Il est moins directement pénible de réagir de manière négative envers ces femmes plutôt que de faire l’effort de se demander honnêtement ce à quoi ces femmes nous renvoient, dans ce que nous aimons ou détestons ou désirons ou avons peur d’aimer ou ce qui nous fait peur.
J’ai une autre amie qui était pathologiquement agressive envers les femmes bien en chair. Elle était extrêmement mince et admettait sans complexes que c’était sa propre peur d’être « grosse » qui était le véritable problème. Un jour, elle m’a dit « Je pense que d’une certaine manière, je suis jalouse, parce que potentiellement, les grosses s’aiment elles-mêmes quoi qu’en pense la société, et il est évident que ce n’est pas mon cas. »

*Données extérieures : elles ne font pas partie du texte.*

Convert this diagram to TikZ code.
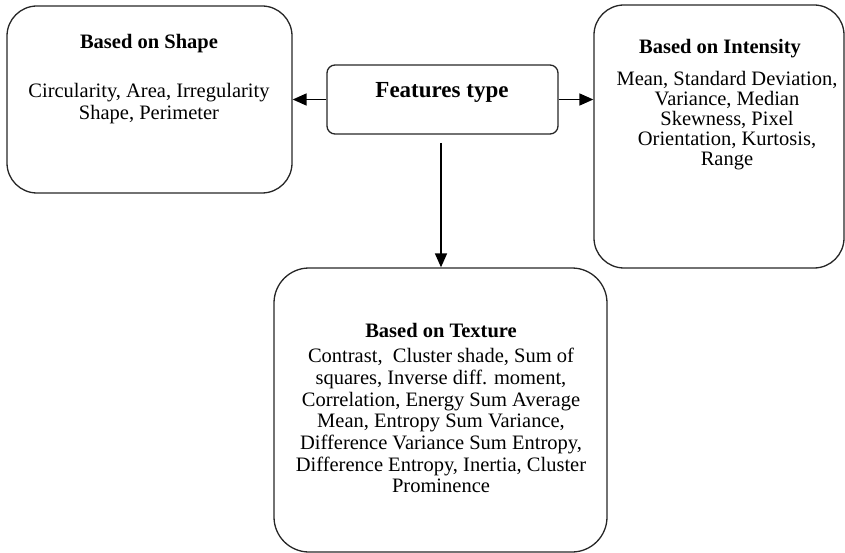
\documentclass[tikz,border=0pt]{standalone}
\usepackage{fontspec}
\setmainfont{Liberation Serif}
\usetikzlibrary{arrows.meta}
\begin{document}
\begin{tikzpicture}[x=1pt,y=-1pt,
  bigbox/.style={draw=black!85,line width=1.3pt,rounded corners=30pt,inner sep=0pt},
  smallbox/.style={draw=black!85,line width=1.3pt,rounded corners=8pt,inner sep=0pt},
  txt/.style={inner sep=0pt,align=center,anchor=north,font=\fontsize{20.5}{21.7}\selectfont},
  ttl/.style={inner sep=0pt,anchor=north,font=\fontsize{20.5}{21.7}\selectfont\bfseries},
  conn/.style={line width=1.6pt,-{Triangle[length=14pt,width=12pt]}}]
\useasboundingbox (0,0) rectangle (845,553);
% boxes
\node[bigbox,minimum width=285pt,minimum height=187pt] (shape) at (149.5,99.5) {};
\node[bigbox,minimum width=250pt,minimum height=263pt] (intens) at (719,136.5) {};
\node[bigbox,rounded corners=35pt,minimum width=333pt,minimum height=284pt] (texture) at (440.5,410) {};
\node[smallbox,minimum width=231pt,minimum height=69pt] (feat) at (442.5,99.5) {};
% texts
\node[inner sep=0pt,anchor=north,font=\fontsize{23}{26}\selectfont\bfseries] (featt) at (442,82.3) {Features type};
\node[ttl] (shapet) at (149,34) {Based on Shape};
\node[txt] (shapeb) at (149,83) {Circularity, Area, Irregularity\\Shape, Perimeter};
\node[ttl] (intenst) at (720,39) {Based on Intensity};
\node[txt,font=\fontsize{20.5}{20}\selectfont] (intensb) at (727,71) {Mean, Standard Deviation,\\Variance, Median\\Skewness, Pixel\\Orientation, Kurtosis,\\Range};
\node[ttl] (texturet) at (441,323) {Based on Texture};
\node[txt] (textureb) at (441,348) {Contrast,~ Cluster shade, Sum of\\squares, Inverse diff. moment,\\Correlation, Energy Sum Average\\Mean, Entropy Sum Variance,\\Difference Variance Sum Entropy,\\Difference Entropy, Inertia, Cluster\\Prominence};
% connectors
\coordinate (down) at (441,143);
\draw[conn] (feat.west) -- (shape.east |- feat.west);
\draw[conn] (feat.east) -- (intens.west |- feat.east);
\draw[conn] (down) -- (down |- texture.north);
\end{tikzpicture}
\end{document}
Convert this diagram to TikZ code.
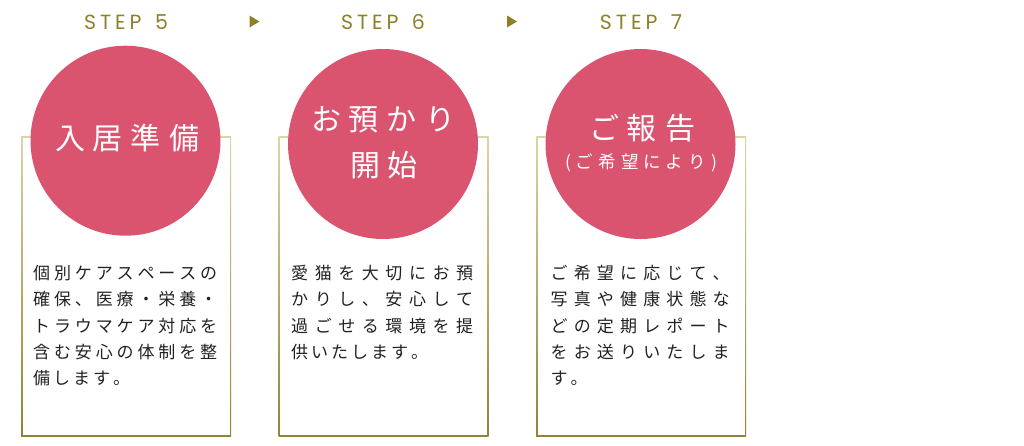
\documentclass[tikz,border=0pt]{standalone}
\usepackage{fontspec}
\usepackage{xcolor}
\usepackage{tikz}
\usetikzlibrary{positioning}
\newfontfamily\jpfont{Noto Sans CJK JP}
\newfontfamily\stepfont{Poppins}
\definecolor{rosered}{RGB}{218,84,111}
\definecolor{stepolive}{RGB}{140,128,40}
\definecolor{bordertop}{RGB}{218,212,168}
\definecolor{borderbot}{RGB}{143,132,56}
\definecolor{bodyink}{RGB}{34,34,34}
% letter spacing by hand: \trk goes between two letters
\def\trackfirst#1{#1\trackrest}
\def\trackrest#1{\ifx\relax#1\else\trk#1\expandafter\trackrest\fi}
\newcommand\tracked[2]{\hbox{\def\trk{\hskip#1pt}\expandafter\trackfirst#2\relax}}
\newcommand\spreadline[2]{\hbox to #1pt{\def\trk{\hfil}\expandafter\trackfirst#2\relax}}

\begin{document}
\begin{tikzpicture}[x=1pt, y=-1pt,
    stepnum/.style={text=stepolive, font=\stepfont\fontsize{20.5}{20.5}\selectfont, inner sep=0},
    bubble/.style={circle, fill=rosered, minimum size=190pt, inner sep=0},
    bubbletext/.style={text=white, font=\jpfont\fontsize{30}{30}\selectfont, inner sep=0},
    bubblesmall/.style={text=white, font=\jpfont\fontsize{17.5}{17.5}\selectfont, inner sep=0},
    bodyline/.style={anchor=base west, text=bodyink, font=\jpfont\fontsize{17}{17}\selectfont, inner sep=0}]
    \useasboundingbox (0,0) rectangle (1024,445);
    % frames
    \foreach \x in {0,257.5,515} {
        \shade[xshift=\x pt, top color=bordertop, bottom color=borderbot] (21,136.5) rectangle (231,436);
        \fill[xshift=\x pt, white] (22.5,138) rectangle (229.5,434.5);
    }
    % circles
    \node[bubble] (circ5) at (125.5,140.7) {};
    \node[bubble] (circ6) at (383,144) {};
    \node[bubble] (circ7) at (640.5,144) {};
    % step labels and markers
    \node[stepnum] (step5) at (126,22) {\tracked{4}{STEP\ 5}};
    \node[stepnum] (step6) at (383,22) {\tracked{4}{STEP\ 6}};
    \node[stepnum] (step7) at (641,22) {\tracked{4}{STEP\ 7}};
    \foreach \x in {0,257.5}
        \fill[xshift=\x pt, stepolive] (249.5,15.5) -- (259.5,21.5) -- (249.5,27.5) -- cycle;
    % titles
    \node[bubbletext] (title5) at (127,138) {\tracked{8}{入居準備}};
    \node[bubbletext] (title6a) at (383,120) {\tracked{8}{お預かり}};
    \node[bubbletext] (title6b) at (384,165) {\tracked{8}{開始}};
    \node[bubbletext] (title7a) at (642,128) {\tracked{8}{ご報告}};
    \node[bubblesmall] (title7b) at (641,163) {\tracked{5}{(ご希望により)}};
    % body texts
    \foreach \row [count=\n] in {個別ケアスペースの,確保、医療・栄養・,トラウマケア対応を,含む安心の体制を整}
        \node[bodyline] (body5-\n) at (33,{279.5+26.3*(\n-1)}) {\spreadline{184}{\row}};
    \node[bodyline] (body5-5) at (33,{279.5+26.3*4}) {\tracked{3}{備します。}};
    \foreach \row [count=\n] in {愛猫を大切にお預,かりし、安心して,過ごせる環境を提}
        \node[bodyline] (body6-\n) at (291,{279.5+26.3*(\n-1)}) {\spreadline{182}{\row}};
    \node[bodyline] (body6-4) at (291,{279.5+26.3*3}) {\tracked{3}{供いたします。}};
    \foreach \row [count=\n] in {ご希望に応じて、,写真や健康状態な,どの定期レポート,をお送りいたしま}
        \node[bodyline] (body7-\n) at (550.5,{279.5+26.3*(\n-1)}) {\spreadline{179}{\row}};
    \node[bodyline] (body7-5) at (550.5,{279.5+26.3*4}) {\tracked{3}{す。}};
\end{tikzpicture}
\end{document}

Après cette conversation, je lui ai offert un paquet de reproductions de tableaux de femmes voluptueuses dans des positions érotiques. Elle en a mis quelques unes dans sa salle de bain. Le temps passant, ses opinions envers les femmes et les images de son corps commencèrent à évoluer et elle prit du poids. Ces images positives de femmes l’ont aidé à développer des perspectives nouvelles et plus saines, mais c’était son propre courage en étant honnête envers elle-même qui l’a réellement incitée à créer des changements positifs dans sa vie.

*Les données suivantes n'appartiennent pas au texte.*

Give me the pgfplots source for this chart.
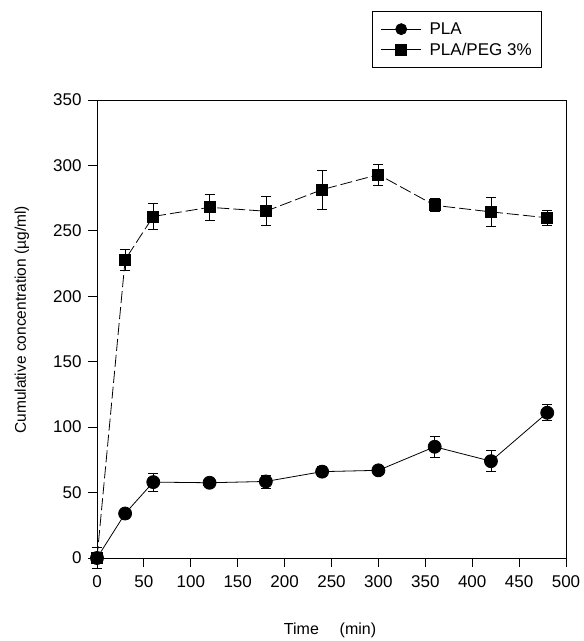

C’est bien de prendre l’habitude de consciemment s’arrêter de souhaiter du mal à d’autres femmes et de se demander « Qu’y a-t-il de moi que je retrouve en elle ? ». Quand on est capable de répondre honnêtement à cette question sans perpétuer de la méchanceté ou une auto-critique, on devient une cuntlover on high.
[…]
L’acrimonie entre les femmes blanches et les femmes de couleur n’est qu’un des noyaux dans notre délicieuse tarte aux cerises. Dans chaque tribu, l’acrimonie raciale est présente. L’acrimonie est une manière de vivre dans la société américaine jusqu’au moment où vous décidez que ça suffit. Toutes les races humaines sont divisées et isolées les unes des autres.

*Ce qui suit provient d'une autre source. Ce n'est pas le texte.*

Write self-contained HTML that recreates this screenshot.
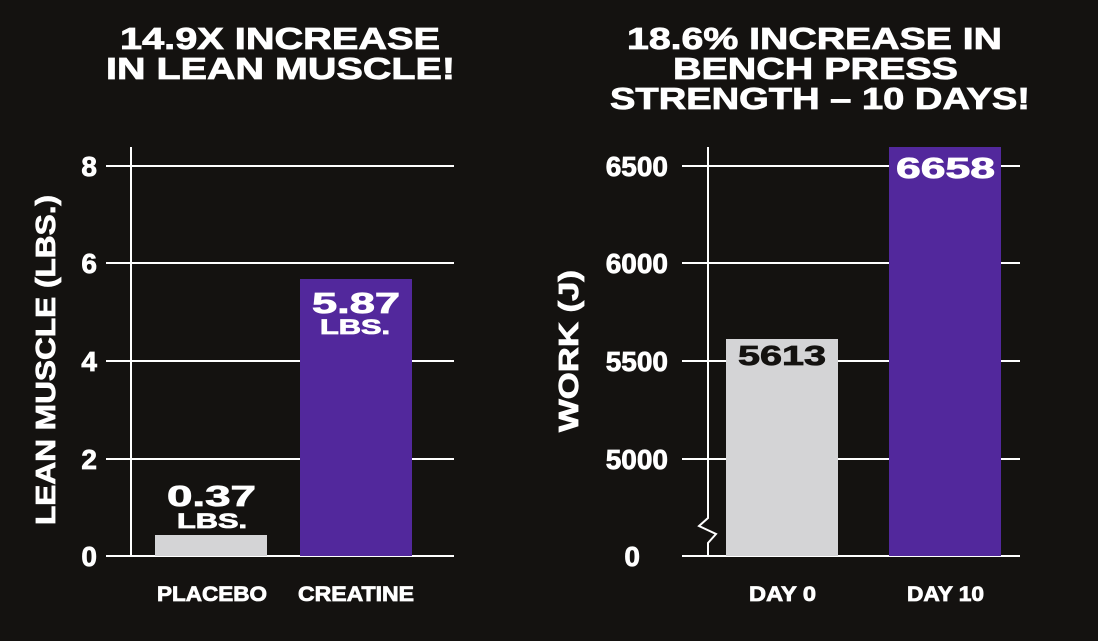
<!DOCTYPE html>
<html><head><meta charset="utf-8"><style>
html,body{margin:0;padding:0;background:#141210;}
svg{display:block;}
text{font-family:"Liberation Sans",sans-serif;font-weight:bold;fill:#fff;stroke:#fff;stroke-width:0.8;}
</style></head><body>
<svg width="1098" height="641" viewBox="0 0 1098 641" xmlns="http://www.w3.org/2000/svg">
<rect width="1098" height="641" fill="#141210"/>
<g font-size="31">
<text x="120" y="49" textLength="320" lengthAdjust="spacingAndGlyphs">14.9X INCREASE</text>
<text x="106" y="79" textLength="349" lengthAdjust="spacingAndGlyphs">IN LEAN MUSCLE!</text>
<text x="627" y="49" textLength="375" lengthAdjust="spacingAndGlyphs">18.6% INCREASE IN</text>
<text x="673" y="79" textLength="285" lengthAdjust="spacingAndGlyphs">BENCH PRESS</text>
<text x="610" y="109" textLength="420" lengthAdjust="spacingAndGlyphs">STRENGTH – 10 DAYS!</text>
</g>
<g stroke="#fff" stroke-width="2">
<line x1="106" y1="166" x2="454" y2="166"/>
<line x1="106" y1="263" x2="454" y2="263"/>
<line x1="106" y1="361" x2="454" y2="361"/>
<line x1="106" y1="459" x2="454" y2="459"/>
<line x1="106" y1="556" x2="454" y2="556"/>
<line x1="131" y1="147" x2="131" y2="556"/>
</g>
<rect x="155" y="535" width="112" height="21" fill="#d4d4d6"/>
<rect x="300" y="279" width="112" height="277" fill="#52289c"/>
<g font-size="28" text-anchor="end">
<text x="97" y="176">8</text><text x="97" y="273">6</text><text x="97" y="371">4</text><text x="97" y="469">2</text><text x="97" y="566">0</text>
</g>
<text transform="translate(55,360) rotate(-90)" font-size="28" text-anchor="middle" textLength="330" lengthAdjust="spacingAndGlyphs">LEAN MUSCLE (LBS.)</text>
<text x="312" y="313" font-size="29" textLength="88" lengthAdjust="spacingAndGlyphs">5.87</text>
<text x="320" y="334" font-size="21" textLength="70" lengthAdjust="spacingAndGlyphs">LBS.</text>
<text x="167" y="506" font-size="29" textLength="89" lengthAdjust="spacingAndGlyphs">0.37</text>
<text x="177" y="528" font-size="21" textLength="70" lengthAdjust="spacingAndGlyphs">LBS.</text>
<text x="157" y="601" font-size="21" textLength="110" lengthAdjust="spacingAndGlyphs">PLACEBO</text>
<text x="298" y="601" font-size="21" textLength="116" lengthAdjust="spacingAndGlyphs">CREATINE</text>
<g stroke="#fff" stroke-width="2">
<line x1="682" y1="166" x2="1020" y2="166"/>
<line x1="682" y1="263" x2="1020" y2="263"/>
<line x1="682" y1="361" x2="1020" y2="361"/>
<line x1="682" y1="459" x2="1020" y2="459"/>
<line x1="682" y1="556" x2="1020" y2="556"/>
</g>
<polyline points="708,147 708,518 699,526 716,534 708,543 708,556" fill="none" stroke="#fff" stroke-width="2"/>
<rect x="726" y="339" width="112" height="217" fill="#d4d4d6"/>
<rect x="889" y="147" width="112" height="409" fill="#52289c"/>
<g font-size="28" text-anchor="end">
<text x="668" y="176">6500</text><text x="668" y="273">6000</text><text x="668" y="371">5500</text><text x="668" y="469">5000</text><text x="640" y="566">0</text>
</g>
<text transform="translate(578,351) rotate(-90)" font-size="28" text-anchor="middle" textLength="162" lengthAdjust="spacingAndGlyphs">WORK (J)</text>
<text x="896" y="178" font-size="29" textLength="99" lengthAdjust="spacingAndGlyphs">6658</text>
<text x="738" y="365" font-size="28" textLength="88" lengthAdjust="spacingAndGlyphs" style="fill:#141210;stroke:#141210">5613</text>
<text x="749" y="601" font-size="21" textLength="67" lengthAdjust="spacingAndGlyphs">DAY 0</text>
<text x="907" y="601" font-size="21" textLength="77" lengthAdjust="spacingAndGlyphs">DAY 10</text>
</svg>
</body></html>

C’est la maison que Jack a construite.
Les Chinoises ont peut-être des stéréoptypes négatifs envers les Philippines, qui peuvent de ne pas penser du bien des Juives, qui peuvent grandir en pensant du mal des musulmanes, qui pensent peut-être que les lesbiennes sont le fléau de la terre, qui pensent que les femmes mariées à des intégristes catholiques sont l’incarnation du mal, qui pensent que les adolescentes qui avortent devraient atterrir en centres de détention juvénile.
Etcétéra étcétéra.
A l’école, nous apprenons qu’une des meilleures tactiques de survie est de faire partie d’une clique. Avec nos amis, nous créons un monde minuscule avec ses codes de conduite, de morale, d’habillement, de communication, d’ethnicité et de sexualité. Aprsè cela, nous commençons à juger tous ceux qui ne font pas partie de notre petit monde d’après les critères que nous trouvons acceptables. Cela s’appelle « diviser pour mieux régner » et il se trouve que c’est exactement la façon dont les sociétés blanches et patriarcales fonctionnent. Quand vous choisissez de ne pas voir comment vous vous-même en tant qu’individu pérpétuez ce modèle social, votre monde devient – ou reste – assurément petit, « à l’abri », mesquin, judgmental et terne/

[…]

Si vous voulez savoir comment cette oppression sociétale empiète sur votre liberté, allez dans la salle de bain, regardez-vous dans les yeux et faites face à votre douleur sans la condamner. N’allez pas plaindre les pauvres Saoudiennes ou Pakistanaises avant d’avoir fait cela. N’allez pas casser du sucre sur le dos des übermodels avec des seins en silicone avant d’avoir fait cela. Ne vous moquez pas de femmes de classes ou d’ethnicités différentes des vôtres, des lesbiennes, des bisexuelles, des hétérosexuelles, des femmes grosses, des femmes maigres, des vieilles femmes, des jeunes femmes avant d’avoir fait cela.Le monde continuera à être un sentier de larmes tant que les gens ne seront pas prêts à faire face à la douleur du monde dans le miroir de la salle de bain.

[1] Muscio, Inga (2002) Cunt: A Declaration of Independence, Seal Press, New York, 305 p.